• [TO BE DONE]:
Write the listing below out again exactly, dropping the images.

• [COLLECTED MATERIAL]:

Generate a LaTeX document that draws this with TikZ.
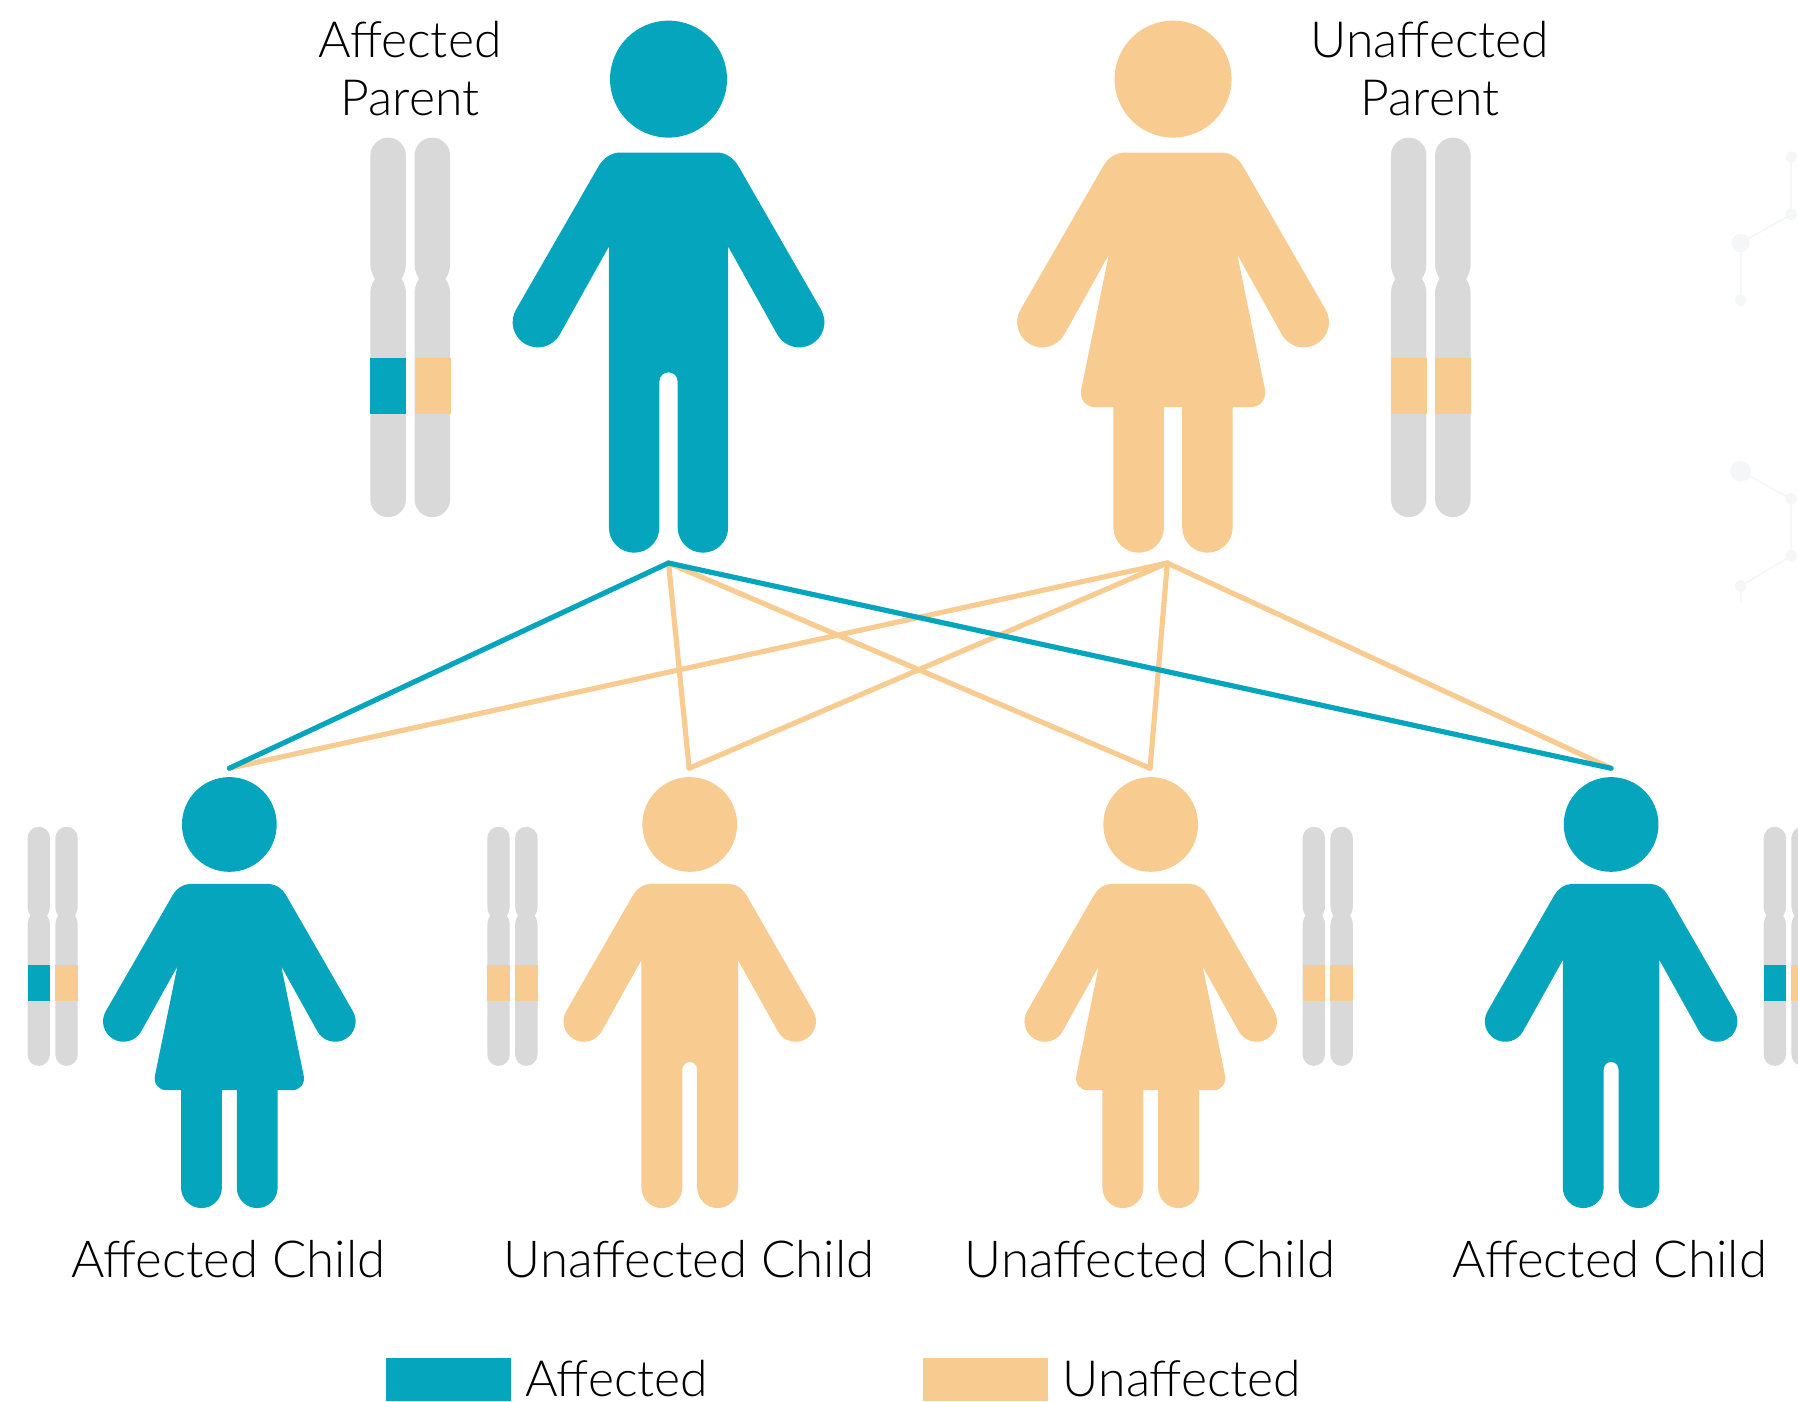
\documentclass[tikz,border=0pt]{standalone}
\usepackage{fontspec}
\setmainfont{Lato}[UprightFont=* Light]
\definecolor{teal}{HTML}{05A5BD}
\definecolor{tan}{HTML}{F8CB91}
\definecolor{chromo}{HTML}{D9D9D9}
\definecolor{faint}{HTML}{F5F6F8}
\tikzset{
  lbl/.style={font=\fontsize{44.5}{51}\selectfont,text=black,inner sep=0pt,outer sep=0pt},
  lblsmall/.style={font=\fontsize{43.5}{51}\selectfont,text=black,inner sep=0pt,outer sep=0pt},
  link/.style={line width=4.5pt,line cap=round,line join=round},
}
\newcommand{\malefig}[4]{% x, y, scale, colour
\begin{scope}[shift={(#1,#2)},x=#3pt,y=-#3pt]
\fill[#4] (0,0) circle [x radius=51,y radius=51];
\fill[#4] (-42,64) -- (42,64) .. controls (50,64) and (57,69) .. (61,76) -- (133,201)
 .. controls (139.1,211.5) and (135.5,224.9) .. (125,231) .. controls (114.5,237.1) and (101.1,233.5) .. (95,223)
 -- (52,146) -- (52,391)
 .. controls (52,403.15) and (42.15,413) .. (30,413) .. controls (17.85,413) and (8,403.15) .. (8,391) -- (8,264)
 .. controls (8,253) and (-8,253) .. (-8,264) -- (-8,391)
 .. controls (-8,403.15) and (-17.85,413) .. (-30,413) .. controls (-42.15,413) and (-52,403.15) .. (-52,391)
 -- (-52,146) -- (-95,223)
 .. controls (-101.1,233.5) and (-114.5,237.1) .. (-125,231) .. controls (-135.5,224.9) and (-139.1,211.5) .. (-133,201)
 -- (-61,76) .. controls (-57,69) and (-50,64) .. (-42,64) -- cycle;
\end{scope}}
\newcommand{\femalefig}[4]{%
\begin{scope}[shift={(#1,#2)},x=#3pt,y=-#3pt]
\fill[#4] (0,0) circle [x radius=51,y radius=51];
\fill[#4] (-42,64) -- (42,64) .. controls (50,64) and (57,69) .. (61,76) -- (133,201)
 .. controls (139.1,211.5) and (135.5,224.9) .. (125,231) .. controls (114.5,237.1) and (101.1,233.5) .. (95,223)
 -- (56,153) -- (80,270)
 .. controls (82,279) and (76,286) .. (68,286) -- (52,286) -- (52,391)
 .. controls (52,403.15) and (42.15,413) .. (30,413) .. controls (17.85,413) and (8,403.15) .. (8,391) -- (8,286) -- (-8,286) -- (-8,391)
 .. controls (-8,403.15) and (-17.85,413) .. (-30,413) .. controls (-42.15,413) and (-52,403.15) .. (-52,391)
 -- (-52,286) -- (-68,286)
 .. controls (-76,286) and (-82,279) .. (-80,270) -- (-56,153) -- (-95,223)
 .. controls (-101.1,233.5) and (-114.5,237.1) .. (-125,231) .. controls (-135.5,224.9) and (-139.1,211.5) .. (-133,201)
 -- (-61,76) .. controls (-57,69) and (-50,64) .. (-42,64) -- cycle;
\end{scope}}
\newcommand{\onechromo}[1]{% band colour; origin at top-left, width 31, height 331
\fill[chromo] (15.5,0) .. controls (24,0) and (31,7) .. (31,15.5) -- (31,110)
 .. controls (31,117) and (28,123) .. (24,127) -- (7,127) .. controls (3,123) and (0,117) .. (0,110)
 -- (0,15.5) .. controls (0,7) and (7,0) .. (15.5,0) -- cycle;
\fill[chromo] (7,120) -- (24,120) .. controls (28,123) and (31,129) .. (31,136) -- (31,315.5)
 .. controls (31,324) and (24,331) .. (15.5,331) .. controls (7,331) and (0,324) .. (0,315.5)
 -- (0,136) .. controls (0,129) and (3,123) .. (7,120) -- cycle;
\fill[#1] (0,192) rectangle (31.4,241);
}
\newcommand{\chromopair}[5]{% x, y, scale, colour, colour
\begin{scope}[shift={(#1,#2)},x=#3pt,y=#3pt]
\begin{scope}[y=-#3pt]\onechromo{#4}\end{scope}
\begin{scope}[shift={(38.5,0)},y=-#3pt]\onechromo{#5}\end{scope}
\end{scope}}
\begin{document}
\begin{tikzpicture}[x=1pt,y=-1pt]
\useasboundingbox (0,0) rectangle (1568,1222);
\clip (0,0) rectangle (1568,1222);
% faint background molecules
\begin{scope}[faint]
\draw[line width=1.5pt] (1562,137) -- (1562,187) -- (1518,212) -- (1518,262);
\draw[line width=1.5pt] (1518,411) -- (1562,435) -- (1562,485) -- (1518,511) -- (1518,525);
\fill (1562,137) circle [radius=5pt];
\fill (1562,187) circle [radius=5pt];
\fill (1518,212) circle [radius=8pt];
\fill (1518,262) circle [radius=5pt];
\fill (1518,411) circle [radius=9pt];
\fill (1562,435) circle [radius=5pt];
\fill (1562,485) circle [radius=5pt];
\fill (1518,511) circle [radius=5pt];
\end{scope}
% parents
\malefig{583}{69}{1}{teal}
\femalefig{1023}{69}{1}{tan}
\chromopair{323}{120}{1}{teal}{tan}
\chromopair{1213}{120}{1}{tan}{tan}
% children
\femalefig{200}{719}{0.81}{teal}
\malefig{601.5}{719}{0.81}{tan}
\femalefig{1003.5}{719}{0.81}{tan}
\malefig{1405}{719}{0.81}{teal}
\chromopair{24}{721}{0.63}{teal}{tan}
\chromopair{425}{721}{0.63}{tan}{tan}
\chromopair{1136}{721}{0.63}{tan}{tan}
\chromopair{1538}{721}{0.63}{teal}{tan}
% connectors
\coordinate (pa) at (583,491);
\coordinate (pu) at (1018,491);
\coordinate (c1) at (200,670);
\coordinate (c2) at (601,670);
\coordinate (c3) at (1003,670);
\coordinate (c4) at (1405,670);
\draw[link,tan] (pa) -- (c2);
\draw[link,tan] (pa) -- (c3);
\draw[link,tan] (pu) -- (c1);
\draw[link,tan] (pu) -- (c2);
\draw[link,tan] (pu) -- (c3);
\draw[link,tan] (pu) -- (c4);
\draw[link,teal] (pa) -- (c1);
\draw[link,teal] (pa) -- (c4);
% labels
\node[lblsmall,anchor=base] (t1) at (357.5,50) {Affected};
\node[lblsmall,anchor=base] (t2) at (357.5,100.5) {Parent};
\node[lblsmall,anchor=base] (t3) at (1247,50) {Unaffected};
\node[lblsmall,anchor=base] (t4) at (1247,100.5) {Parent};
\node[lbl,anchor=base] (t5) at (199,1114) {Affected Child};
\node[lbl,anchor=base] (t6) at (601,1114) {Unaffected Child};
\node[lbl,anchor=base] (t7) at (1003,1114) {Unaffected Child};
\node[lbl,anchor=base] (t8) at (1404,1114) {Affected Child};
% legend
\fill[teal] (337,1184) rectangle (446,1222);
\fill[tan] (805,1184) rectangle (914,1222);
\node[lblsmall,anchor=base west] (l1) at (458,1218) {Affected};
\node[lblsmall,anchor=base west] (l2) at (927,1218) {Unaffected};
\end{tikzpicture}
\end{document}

• [PROBLEM SOLUTION]:
Generate a LaTeX document that draws this with TikZ.
\documentclass[tikz,border=0pt]{standalone}
\usepackage{fontspec}
\setmainfont{Lato}[UprightFont=* Light]
\definecolor{teal}{HTML}{05A5BD}
\definecolor{tan}{HTML}{F8CB91}
\definecolor{chromo}{HTML}{D9D9D9}
\definecolor{faint}{HTML}{F5F6F8}
\tikzset{
  lbl/.style={font=\fontsize{44.5}{51}\selectfont,text=black,inner sep=0pt,outer sep=0pt},
  lblsmall/.style={font=\fontsize{43.5}{51}\selectfont,text=black,inner sep=0pt,outer sep=0pt},
  link/.style={line width=4.5pt,line cap=round,line join=round},
}
\newcommand{\malefig}[4]{% x, y, scale, colour
\begin{scope}[shift={(#1,#2)},x=#3pt,y=-#3pt]
\fill[#4] (0,0) circle [x radius=51,y radius=51];
\fill[#4] (-42,64) -- (42,64) .. controls (50,64) and (57,69) .. (61,76) -- (133,201)
 .. controls (139.1,211.5) and (135.5,224.9) .. (125,231) .. controls (114.5,237.1) and (101.1,233.5) .. (95,223)
 -- (52,146) -- (52,391)
 .. controls (52,403.15) and (42.15,413) .. (30,413) .. controls (17.85,413) and (8,403.15) .. (8,391) -- (8,264)
 .. controls (8,253) and (-8,253) .. (-8,264) -- (-8,391)
 .. controls (-8,403.15) and (-17.85,413) .. (-30,413) .. controls (-42.15,413) and (-52,403.15) .. (-52,391)
 -- (-52,146) -- (-95,223)
 .. controls (-101.1,233.5) and (-114.5,237.1) .. (-125,231) .. controls (-135.5,224.9) and (-139.1,211.5) .. (-133,201)
 -- (-61,76) .. controls (-57,69) and (-50,64) .. (-42,64) -- cycle;
\end{scope}}
\newcommand{\femalefig}[4]{%
\begin{scope}[shift={(#1,#2)},x=#3pt,y=-#3pt]
\fill[#4] (0,0) circle [x radius=51,y radius=51];
\fill[#4] (-42,64) -- (42,64) .. controls (50,64) and (57,69) .. (61,76) -- (133,201)
 .. controls (139.1,211.5) and (135.5,224.9) .. (125,231) .. controls (114.5,237.1) and (101.1,233.5) .. (95,223)
 -- (56,153) -- (80,270)
 .. controls (82,279) and (76,286) .. (68,286) -- (52,286) -- (52,391)
 .. controls (52,403.15) and (42.15,413) .. (30,413) .. controls (17.85,413) and (8,403.15) .. (8,391) -- (8,286) -- (-8,286) -- (-8,391)
 .. controls (-8,403.15) and (-17.85,413) .. (-30,413) .. controls (-42.15,413) and (-52,403.15) .. (-52,391)
 -- (-52,286) -- (-68,286)
 .. controls (-76,286) and (-82,279) .. (-80,270) -- (-56,153) -- (-95,223)
 .. controls (-101.1,233.5) and (-114.5,237.1) .. (-125,231) .. controls (-135.5,224.9) and (-139.1,211.5) .. (-133,201)
 -- (-61,76) .. controls (-57,69) and (-50,64) .. (-42,64) -- cycle;
\end{scope}}
\newcommand{\onechromo}[1]{% band colour; origin at top-left, width 31, height 331
\fill[chromo] (15.5,0) .. controls (24,0) and (31,7) .. (31,15.5) -- (31,110)
 .. controls (31,117) and (28,123) .. (24,127) -- (7,127) .. controls (3,123) and (0,117) .. (0,110)
 -- (0,15.5) .. controls (0,7) and (7,0) .. (15.5,0) -- cycle;
\fill[chromo] (7,120) -- (24,120) .. controls (28,123) and (31,129) .. (31,136) -- (31,315.5)
 .. controls (31,324) and (24,331) .. (15.5,331) .. controls (7,331) and (0,324) .. (0,315.5)
 -- (0,136) .. controls (0,129) and (3,123) .. (7,120) -- cycle;
\fill[#1] (0,192) rectangle (31.4,241);
}
\newcommand{\chromopair}[5]{% x, y, scale, colour, colour
\begin{scope}[shift={(#1,#2)},x=#3pt,y=#3pt]
\begin{scope}[y=-#3pt]\onechromo{#4}\end{scope}
\begin{scope}[shift={(38.5,0)},y=-#3pt]\onechromo{#5}\end{scope}
\end{scope}}
\begin{document}
\begin{tikzpicture}[x=1pt,y=-1pt]
\useasboundingbox (0,0) rectangle (1568,1222);
\clip (0,0) rectangle (1568,1222);
% faint background molecules
\begin{scope}[faint]
\draw[line width=1.5pt] (1562,137) -- (1562,187) -- (1518,212) -- (1518,262);
\draw[line width=1.5pt] (1518,411) -- (1562,435) -- (1562,485) -- (1518,511) -- (1518,525);
\fill (1562,137) circle [radius=5pt];
\fill (1562,187) circle [radius=5pt];
\fill (1518,212) circle [radius=8pt];
\fill (1518,262) circle [radius=5pt];
\fill (1518,411) circle [radius=9pt];
\fill (1562,435) circle [radius=5pt];
\fill (1562,485) circle [radius=5pt];
\fill (1518,511) circle [radius=5pt];
\end{scope}
% parents
\malefig{583}{69}{1}{teal}
\femalefig{1023}{69}{1}{tan}
\chromopair{323}{120}{1}{teal}{tan}
\chromopair{1213}{120}{1}{tan}{tan}
% children
\femalefig{200}{719}{0.81}{teal}
\malefig{601.5}{719}{0.81}{tan}
\femalefig{1003.5}{719}{0.81}{tan}
\malefig{1405}{719}{0.81}{teal}
\chromopair{24}{721}{0.63}{teal}{tan}
\chromopair{425}{721}{0.63}{tan}{tan}
\chromopair{1136}{721}{0.63}{tan}{tan}
\chromopair{1538}{721}{0.63}{teal}{tan}
% connectors
\coordinate (pa) at (583,491);
\coordinate (pu) at (1018,491);
\coordinate (c1) at (200,670);
\coordinate (c2) at (601,670);
\coordinate (c3) at (1003,670);
\coordinate (c4) at (1405,670);
\draw[link,tan] (pa) -- (c2);
\draw[link,tan] (pa) -- (c3);
\draw[link,tan] (pu) -- (c1);
\draw[link,tan] (pu) -- (c2);
\draw[link,tan] (pu) -- (c3);
\draw[link,tan] (pu) -- (c4);
\draw[link,teal] (pa) -- (c1);
\draw[link,teal] (pa) -- (c4);
% labels
\node[lblsmall,anchor=base] (t1) at (357.5,50) {Affected};
\node[lblsmall,anchor=base] (t2) at (357.5,100.5) {Parent};
\node[lblsmall,anchor=base] (t3) at (1247,50) {Unaffected};
\node[lblsmall,anchor=base] (t4) at (1247,100.5) {Parent};
\node[lbl,anchor=base] (t5) at (199,1114) {Affected Child};
\node[lbl,anchor=base] (t6) at (601,1114) {Unaffected Child};
\node[lbl,anchor=base] (t7) at (1003,1114) {Unaffected Child};
\node[lbl,anchor=base] (t8) at (1404,1114) {Affected Child};
% legend
\fill[teal] (337,1184) rectangle (446,1222);
\fill[tan] (805,1184) rectangle (914,1222);
\node[lblsmall,anchor=base west] (l1) at (458,1218) {Affected};
\node[lblsmall,anchor=base west] (l2) at (927,1218) {Unaffected};
\end{tikzpicture}
\end{document}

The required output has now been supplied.